[start of Data provided]

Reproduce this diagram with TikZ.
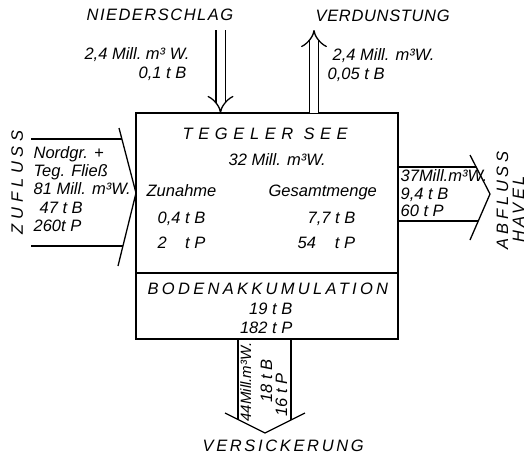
\documentclass[tikz,border=0pt]{standalone}
\usepackage{fontspec}
\setmainfont{Liberation Sans}
\usetikzlibrary{arrows.meta,positioning}
\newcommand{\spaced}[2]{{\addfontfeature{LetterSpace=#1}#2}}

\begin{document}
\begin{tikzpicture}[x=1pt, y=-1pt, line width=1.3pt, font=\fontsize{16.5}{19}\selectfont\itshape,
  lbl/.style={inner sep=0pt, anchor=base west},
  lblr/.style={inner sep=0pt, anchor=base east},
  upl/.style={inner sep=0pt, anchor=base west, rotate=90},
  box/.style={draw, inner sep=0pt, outer sep=0pt, anchor=north west},
  dblarr/.style={double, double distance=8pt, -{Implies}}]
\useasboundingbox (0,0) rectangle (527,456);

% See und Boden
\node[box, minimum width=262pt, minimum height=160pt] (see) at (136,113) {};
\node[box, minimum width=262pt, minimum height=66pt, anchor=north] (boden) at (see.south) {};

\node[lbl] (tegel) at (182,139) {\spaced{34}{TEGELER SEE}};
\node[lbl] (vol) at (228,165) {32 Mill. m³W.};
\node[lbl] (zun) at (146,196) {Zunahme};
\node[lbl] (ges) at (268,196) {Gesamtmenge};
\node[lbl] (zunb) at (157,223) {0,4 t B};
\node[lbl] (zunp) at (157,248) {2\phantom{,4} t P};
\node[lbl] (gesb) at (307,223) {7,7 t B};
\node[lbl] (gesp) at (297,248) {54\hspace{19pt}t P};

\node[lbl] (bak) at (147,294) {\spaced{20}{BODENAKKUMULATION}};
\node[lblr] (bakb) at (293,314) {19 t B};
\node[lblr] (bakp) at (293,333) {182 t P};

% Niederschlag / Verdunstung
\coordinate (nsk) at (220.5,30);
\coordinate (vdt) at (314,30);
\draw[dblarr] (nsk) -- (nsk |- see.north);
\draw[dblarr] (vdt |- see.north) -- (vdt);
\node[lbl] (ns) at (86,20) {\spaced{9}{NIEDERSCHLAG}};
\node[lbl] (vd) at (315,21) {\spaced{4}{VERDUNSTUNG}};
\node[lblr] (nsw) at (190,59) {2,4 Mill.\ m³\ W.};
\node[lblr] (nsb) at (187,78) {0,1 t B};
\node[lbl] (vdw) at (332,60) {2,4 Mill. m³W.};
\node[lbl] (vdb) at (327,79) {0,05 t B};

% Zufluss
\coordinate (zua) at (119,128);
\coordinate (zub) at (118,266);
\coordinate (zuo) at (122,139);
\coordinate (zuu) at (123,246);
\draw (zua) -- (see.west) -- (zub);
\draw (31,139) -- (zuo);
\draw (31,246) -- (zuu);
\node[upl] (zu) at (23,235) {\spaced{29}{ZUFLUSS}};
\node[lbl] (zu1) at (33,158) {Nordgr. +};
\node[lbl] (zu2) at (33,176) {Teg. Fließ};
\node[lbl] (zu3) at (33,194) {81 Mill. m³W.};
\node[lbl] (zu4) at (39,213) {47 t B};
\node[lbl] (zu5) at (33,231) {260t P};

% Abfluss
\coordinate (aba) at (470,155);
\coordinate (abt) at (490,194);
\coordinate (abb) at (470,240);
\coordinate (abo) at (476,167);
\coordinate (abu) at (478,221);
\draw (aba) -- (abt) -- (abb);
\draw (abo -| see.east) -- (abo);
\draw (abu -| see.east) -- (abu);
\node[lbl] (ab1) at (400,181) {37Mill.m³W.};
\node[lbl] (ab2) at (400,199) {9,4 t B};
\node[lbl] (ab3) at (400,216) {60 t P};
\node[upl] (abf) at (508,250) {\spaced{23}{ABFLUSS}};
\node[upl] (hav) at (524,243) {\spaced{19}{HAVEL}};

% Versickerung
\coordinate (vsa) at (225,413);
\coordinate (vst) at (265,433);
\coordinate (vsb) at (305,413);
\coordinate (vsl) at (238,419.5);
\coordinate (vsr) at (291,420);
\draw (vsl |- boden.south) -- (vsl);
\draw (vsr |- boden.south) -- (vsr);
\draw (vsa) -- (vst) -- (vsb);
\node[upl, font=\fontsize{15}{18}\selectfont\itshape] (vs1) at (251,422) {44Mill.m³W.};
\node[upl] (vs2) at (272,403) {18 t B};
\node[upl] (vs3) at (287,417) {16 t P};
\node[lbl] (vsk) at (202,451) {\spaced{16}{VERSICKERUNG}};
\end{tikzpicture}
\end{document}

[end of Data provided]

• _To be done_:
Repeat verbatim all the material, but not the pictures.

• _Result for this task_:
Reproduce this diagram with TikZ.
\documentclass[tikz,border=0pt]{standalone}
\usepackage{fontspec}
\setmainfont{Liberation Sans}
\usetikzlibrary{arrows.meta,positioning}
\newcommand{\spaced}[2]{{\addfontfeature{LetterSpace=#1}#2}}

\begin{document}
\begin{tikzpicture}[x=1pt, y=-1pt, line width=1.3pt, font=\fontsize{16.5}{19}\selectfont\itshape,
  lbl/.style={inner sep=0pt, anchor=base west},
  lblr/.style={inner sep=0pt, anchor=base east},
  upl/.style={inner sep=0pt, anchor=base west, rotate=90},
  box/.style={draw, inner sep=0pt, outer sep=0pt, anchor=north west},
  dblarr/.style={double, double distance=8pt, -{Implies}}]
\useasboundingbox (0,0) rectangle (527,456);

% See und Boden
\node[box, minimum width=262pt, minimum height=160pt] (see) at (136,113) {};
\node[box, minimum width=262pt, minimum height=66pt, anchor=north] (boden) at (see.south) {};

\node[lbl] (tegel) at (182,139) {\spaced{34}{TEGELER SEE}};
\node[lbl] (vol) at (228,165) {32 Mill. m³W.};
\node[lbl] (zun) at (146,196) {Zunahme};
\node[lbl] (ges) at (268,196) {Gesamtmenge};
\node[lbl] (zunb) at (157,223) {0,4 t B};
\node[lbl] (zunp) at (157,248) {2\phantom{,4} t P};
\node[lbl] (gesb) at (307,223) {7,7 t B};
\node[lbl] (gesp) at (297,248) {54\hspace{19pt}t P};

\node[lbl] (bak) at (147,294) {\spaced{20}{BODENAKKUMULATION}};
\node[lblr] (bakb) at (293,314) {19 t B};
\node[lblr] (bakp) at (293,333) {182 t P};

% Niederschlag / Verdunstung
\coordinate (nsk) at (220.5,30);
\coordinate (vdt) at (314,30);
\draw[dblarr] (nsk) -- (nsk |- see.north);
\draw[dblarr] (vdt |- see.north) -- (vdt);
\node[lbl] (ns) at (86,20) {\spaced{9}{NIEDERSCHLAG}};
\node[lbl] (vd) at (315,21) {\spaced{4}{VERDUNSTUNG}};
\node[lblr] (nsw) at (190,59) {2,4 Mill.\ m³\ W.};
\node[lblr] (nsb) at (187,78) {0,1 t B};
\node[lbl] (vdw) at (332,60) {2,4 Mill. m³W.};
\node[lbl] (vdb) at (327,79) {0,05 t B};

% Zufluss
\coordinate (zua) at (119,128);
\coordinate (zub) at (118,266);
\coordinate (zuo) at (122,139);
\coordinate (zuu) at (123,246);
\draw (zua) -- (see.west) -- (zub);
\draw (31,139) -- (zuo);
\draw (31,246) -- (zuu);
\node[upl] (zu) at (23,235) {\spaced{29}{ZUFLUSS}};
\node[lbl] (zu1) at (33,158) {Nordgr. +};
\node[lbl] (zu2) at (33,176) {Teg. Fließ};
\node[lbl] (zu3) at (33,194) {81 Mill. m³W.};
\node[lbl] (zu4) at (39,213) {47 t B};
\node[lbl] (zu5) at (33,231) {260t P};

% Abfluss
\coordinate (aba) at (470,155);
\coordinate (abt) at (490,194);
\coordinate (abb) at (470,240);
\coordinate (abo) at (476,167);
\coordinate (abu) at (478,221);
\draw (aba) -- (abt) -- (abb);
\draw (abo -| see.east) -- (abo);
\draw (abu -| see.east) -- (abu);
\node[lbl] (ab1) at (400,181) {37Mill.m³W.};
\node[lbl] (ab2) at (400,199) {9,4 t B};
\node[lbl] (ab3) at (400,216) {60 t P};
\node[upl] (abf) at (508,250) {\spaced{23}{ABFLUSS}};
\node[upl] (hav) at (524,243) {\spaced{19}{HAVEL}};

% Versickerung
\coordinate (vsa) at (225,413);
\coordinate (vst) at (265,433);
\coordinate (vsb) at (305,413);
\coordinate (vsl) at (238,419.5);
\coordinate (vsr) at (291,420);
\draw (vsl |- boden.south) -- (vsl);
\draw (vsr |- boden.south) -- (vsr);
\draw (vsa) -- (vst) -- (vsb);
\node[upl, font=\fontsize{15}{18}\selectfont\itshape] (vs1) at (251,422) {44Mill.m³W.};
\node[upl] (vs2) at (272,403) {18 t B};
\node[upl] (vs3) at (287,417) {16 t P};
\node[lbl] (vsk) at (202,451) {\spaced{16}{VERSICKERUNG}};
\end{tikzpicture}
\end{document}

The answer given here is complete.